**Provided data**
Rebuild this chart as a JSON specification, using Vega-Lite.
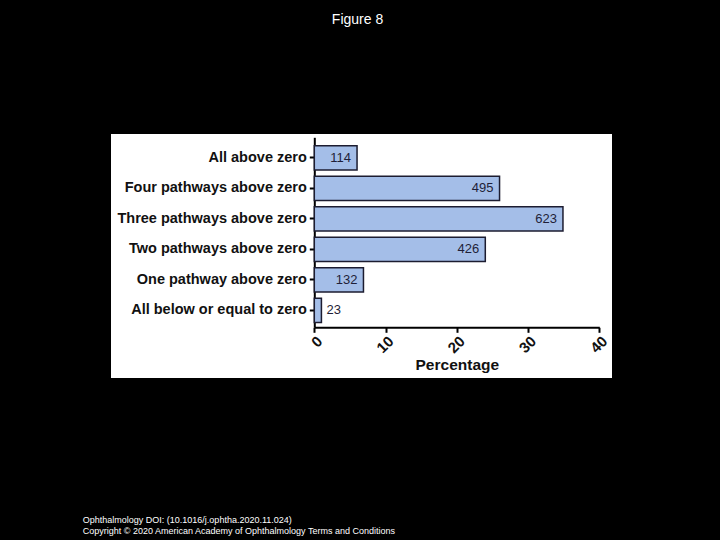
{
  "$schema": "https://vega.github.io/schema/vega-lite/v6.json",
  "width": 501,
  "height": 244,
  "autosize": {"type": "none"},
  "padding": {"left": 111, "top": 134, "right": 108, "bottom": 162},
  "background": "#000000",
  "title": {
    "text": "Figure 8",
    "color": "#ffffff",
    "font": "Liberation Sans",
    "fontSize": 14,
    "fontWeight": "normal",
    "anchor": "middle",
    "frame": "group",
    "offset": 96,
    "baseline": "alphabetic",
    "dx": -4
  },
  "config": {
    "view": {"fill": "#ffffff", "stroke": null},
    "font": "Liberation Sans"
  },
  "data": {
    "values": [
      {"category": "All above zero", "pct": 6.0, "n": 114},
      {"category": "Four pathways above zero", "pct": 26.0, "n": 495},
      {"category": "Three pathways above zero", "pct": 34.9, "n": 623},
      {"category": "Two pathways above zero", "pct": 24.0, "n": 426},
      {"category": "One pathway above zero", "pct": 6.9, "n": 132},
      {"category": "All below or equal to zero", "pct": 1.0, "n": 23}
    ]
  },
  "encoding": {
    "y": {
      "field": "category",
      "type": "nominal",
      "sort": null,
      "scale": {"range": [3.3, 193.3], "paddingInner": 0.2, "paddingOuter": 0.215, "align": 0.64},
      "axis": {
        "offset": -203.3,
        "title": ["Ophthalmology DOI: (10.1016/j.ophtha.2020.11.024)", "Copyright © 2020 American Academy of Ophthalmology Terms and Conditions"],
        "titleAngle": 0,
        "titleX": -232,
        "titleY": 388.5,
        "titleAlign": "left",
        "titleBaseline": "alphabetic",
        "titleFont": "Liberation Sans",
        "titleFontSize": 9,
        "titleFontWeight": "normal",
        "titleColor": "#ffffff",
        "titleLineHeight": 10.5,
        "labelFont": "Liberation Sans",
        "labelFontSize": 14.5,
        "labelFontWeight": "bold",
        "labelColor": "#111111",
        "labelPadding": 3,
        "labelLimit": 300,
        "tickSize": 5,
        "tickWidth": 2,
        "tickColor": "#000000",
        "domainColor": "#000000",
        "domainWidth": 2,
        "grid": false
      }
    }
  },
  "layer": [
    {
      "mark": {"type": "bar", "fill": "#a4bee8", "stroke": "#1c1c30", "strokeWidth": 1.5},
      "encoding": {
        "x": {
          "field": "pct",
          "type": "quantitative",
          "scale": {"domain": [0, 40], "range": [203.3, 488.3], "nice": false},
          "axis": {
            "values": [0, 10, 20, 30, 40],
            "offset": -50.7,
            "title": "Percentage",
            "titleFont": "Liberation Sans",
            "titleFontSize": 15.5,
            "titleFontWeight": "bold",
            "titleColor": "#111111",
            "titleY": 42.5,
            "titleBaseline": "alphabetic",
            "labelAngle": -45,
            "labelFont": "Liberation Sans",
            "labelFontSize": 15,
            "labelFontWeight": "bold",
            "labelColor": "#111111",
            "labelPadding": 1,
            "tickSize": 5,
            "tickWidth": 2,
            "tickColor": "#000000",
            "domainColor": "#000000",
            "domainWidth": 2,
            "grid": false
          }
        }
      }
    },
    {
      "transform": [{"filter": "datum.pct >= 3"}],
      "mark": {"type": "text", "align": "right", "dx": -6, "fontSize": 13, "color": "#1f1f38", "font": "Liberation Sans"},
      "encoding": {
        "x": {"field": "pct", "type": "quantitative"},
        "text": {"field": "n", "type": "quantitative"}
      }
    },
    {
      "transform": [{"filter": "datum.pct < 3"}],
      "mark": {"type": "text", "align": "left", "dx": 5, "fontSize": 13, "color": "#1f1f38", "font": "Liberation Sans"},
      "encoding": {
        "x": {"field": "pct", "type": "quantitative"},
        "text": {"field": "n", "type": "quantitative"}
      }
    }
  ]
}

**To do**
Quote all the lines above exactly as given. Do not include the pictures.

**Response**
Rebuild this chart as a JSON specification, using Vega-Lite.
{
  "$schema": "https://vega.github.io/schema/vega-lite/v6.json",
  "width": 501,
  "height": 244,
  "autosize": {"type": "none"},
  "padding": {"left": 111, "top": 134, "right": 108, "bottom": 162},
  "background": "#000000",
  "title": {
    "text": "Figure 8",
    "color": "#ffffff",
    "font": "Liberation Sans",
    "fontSize": 14,
    "fontWeight": "normal",
    "anchor": "middle",
    "frame": "group",
    "offset": 96,
    "baseline": "alphabetic",
    "dx": -4
  },
  "config": {
    "view": {"fill": "#ffffff", "stroke": null},
    "font": "Liberation Sans"
  },
  "data": {
    "values": [
      {"category": "All above zero", "pct": 6.0, "n": 114},
      {"category": "Four pathways above zero", "pct": 26.0, "n": 495},
      {"category": "Three pathways above zero", "pct": 34.9, "n": 623},
      {"category": "Two pathways above zero", "pct": 24.0, "n": 426},
      {"category": "One pathway above zero", "pct": 6.9, "n": 132},
      {"category": "All below or equal to zero", "pct": 1.0, "n": 23}
    ]
  },
  "encoding": {
    "y": {
      "field": "category",
      "type": "nominal",
      "sort": null,
      "scale": {"range": [3.3, 193.3], "paddingInner": 0.2, "paddingOuter": 0.215, "align": 0.64},
      "axis": {
        "offset": -203.3,
        "title": ["Ophthalmology DOI: (10.1016/j.ophtha.2020.11.024)", "Copyright © 2020 American Academy of Ophthalmology Terms and Conditions"],
        "titleAngle": 0,
        "titleX": -232,
        "titleY": 388.5,
        "titleAlign": "left",
        "titleBaseline": "alphabetic",
        "titleFont": "Liberation Sans",
        "titleFontSize": 9,
        "titleFontWeight": "normal",
        "titleColor": "#ffffff",
        "titleLineHeight": 10.5,
        "labelFont": "Liberation Sans",
        "labelFontSize": 14.5,
        "labelFontWeight": "bold",
        "labelColor": "#111111",
        "labelPadding": 3,
        "labelLimit": 300,
        "tickSize": 5,
        "tickWidth": 2,
        "tickColor": "#000000",
        "domainColor": "#000000",
        "domainWidth": 2,
        "grid": false
      }
    }
  },
  "layer": [
    {
      "mark": {"type": "bar", "fill": "#a4bee8", "stroke": "#1c1c30", "strokeWidth": 1.5},
      "encoding": {
        "x": {
          "field": "pct",
          "type": "quantitative",
          "scale": {"domain": [0, 40], "range": [203.3, 488.3], "nice": false},
          "axis": {
            "values": [0, 10, 20, 30, 40],
            "offset": -50.7,
            "title": "Percentage",
            "titleFont": "Liberation Sans",
            "titleFontSize": 15.5,
            "titleFontWeight": "bold",
            "titleColor": "#111111",
            "titleY": 42.5,
            "titleBaseline": "alphabetic",
            "labelAngle": -45,
            "labelFont": "Liberation Sans",
            "labelFontSize": 15,
            "labelFontWeight": "bold",
            "labelColor": "#111111",
            "labelPadding": 1,
            "tickSize": 5,
            "tickWidth": 2,
            "tickColor": "#000000",
            "domainColor": "#000000",
            "domainWidth": 2,
            "grid": false
          }
        }
      }
    },
    {
      "transform": [{"filter": "datum.pct >= 3"}],
      "mark": {"type": "text", "align": "right", "dx": -6, "fontSize": 13, "color": "#1f1f38", "font": "Liberation Sans"},
      "encoding": {
        "x": {"field": "pct", "type": "quantitative"},
        "text": {"field": "n", "type": "quantitative"}
      }
    },
    {
      "transform": [{"filter": "datum.pct < 3"}],
      "mark": {"type": "text", "align": "left", "dx": 5, "fontSize": 13, "color": "#1f1f38", "font": "Liberation Sans"},
      "encoding": {
        "x": {"field": "pct", "type": "quantitative"},
        "text": {"field": "n", "type": "quantitative"}
      }
    }
  ]
}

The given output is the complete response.